§ **TASK**
Return the lines below exactly, from the first line to the line that contains "ml, mr, mt, mb = 47, 12, 46, 30". Leave out pictures.

## begin

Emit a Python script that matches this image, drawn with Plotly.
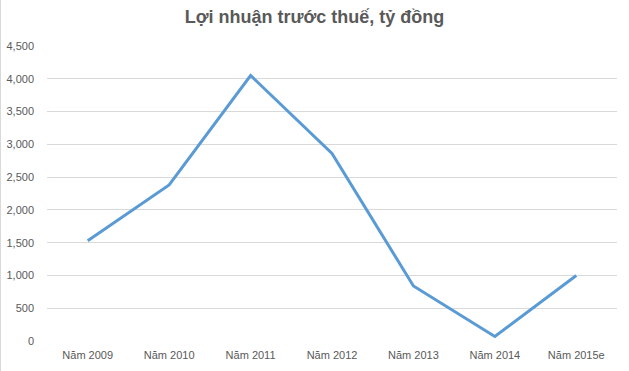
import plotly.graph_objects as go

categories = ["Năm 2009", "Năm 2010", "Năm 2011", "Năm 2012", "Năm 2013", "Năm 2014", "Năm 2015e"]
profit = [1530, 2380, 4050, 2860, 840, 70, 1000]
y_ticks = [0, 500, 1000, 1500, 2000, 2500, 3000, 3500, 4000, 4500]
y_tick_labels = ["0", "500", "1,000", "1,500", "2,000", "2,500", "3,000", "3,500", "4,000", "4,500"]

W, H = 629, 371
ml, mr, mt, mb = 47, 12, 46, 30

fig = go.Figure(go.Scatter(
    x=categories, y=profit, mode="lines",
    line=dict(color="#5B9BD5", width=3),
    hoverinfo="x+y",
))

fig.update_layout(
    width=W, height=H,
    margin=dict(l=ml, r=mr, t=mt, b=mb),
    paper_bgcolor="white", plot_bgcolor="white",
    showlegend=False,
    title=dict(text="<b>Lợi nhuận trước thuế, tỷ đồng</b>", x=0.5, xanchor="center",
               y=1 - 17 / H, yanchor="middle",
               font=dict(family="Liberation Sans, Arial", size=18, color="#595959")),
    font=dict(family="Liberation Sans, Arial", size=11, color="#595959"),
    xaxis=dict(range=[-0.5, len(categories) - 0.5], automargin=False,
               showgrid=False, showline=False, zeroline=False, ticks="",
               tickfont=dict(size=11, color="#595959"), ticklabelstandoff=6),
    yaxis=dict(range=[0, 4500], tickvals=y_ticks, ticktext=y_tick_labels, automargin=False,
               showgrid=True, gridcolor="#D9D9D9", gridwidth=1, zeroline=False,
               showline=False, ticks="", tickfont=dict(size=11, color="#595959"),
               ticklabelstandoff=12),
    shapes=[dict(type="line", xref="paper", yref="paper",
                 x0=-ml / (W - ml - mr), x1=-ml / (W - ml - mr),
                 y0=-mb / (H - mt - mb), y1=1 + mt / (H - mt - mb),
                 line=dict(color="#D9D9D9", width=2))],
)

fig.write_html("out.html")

## end

§ **FINAL RESULT**
Emit a Python script that matches this image, drawn with Plotly.
import plotly.graph_objects as go

categories = ["Năm 2009", "Năm 2010", "Năm 2011", "Năm 2012", "Năm 2013", "Năm 2014", "Năm 2015e"]
profit = [1530, 2380, 4050, 2860, 840, 70, 1000]
y_ticks = [0, 500, 1000, 1500, 2000, 2500, 3000, 3500, 4000, 4500]
y_tick_labels = ["0", "500", "1,000", "1,500", "2,000", "2,500", "3,000", "3,500", "4,000", "4,500"]

W, H = 629, 371
ml, mr, mt, mb = 47, 12, 46, 30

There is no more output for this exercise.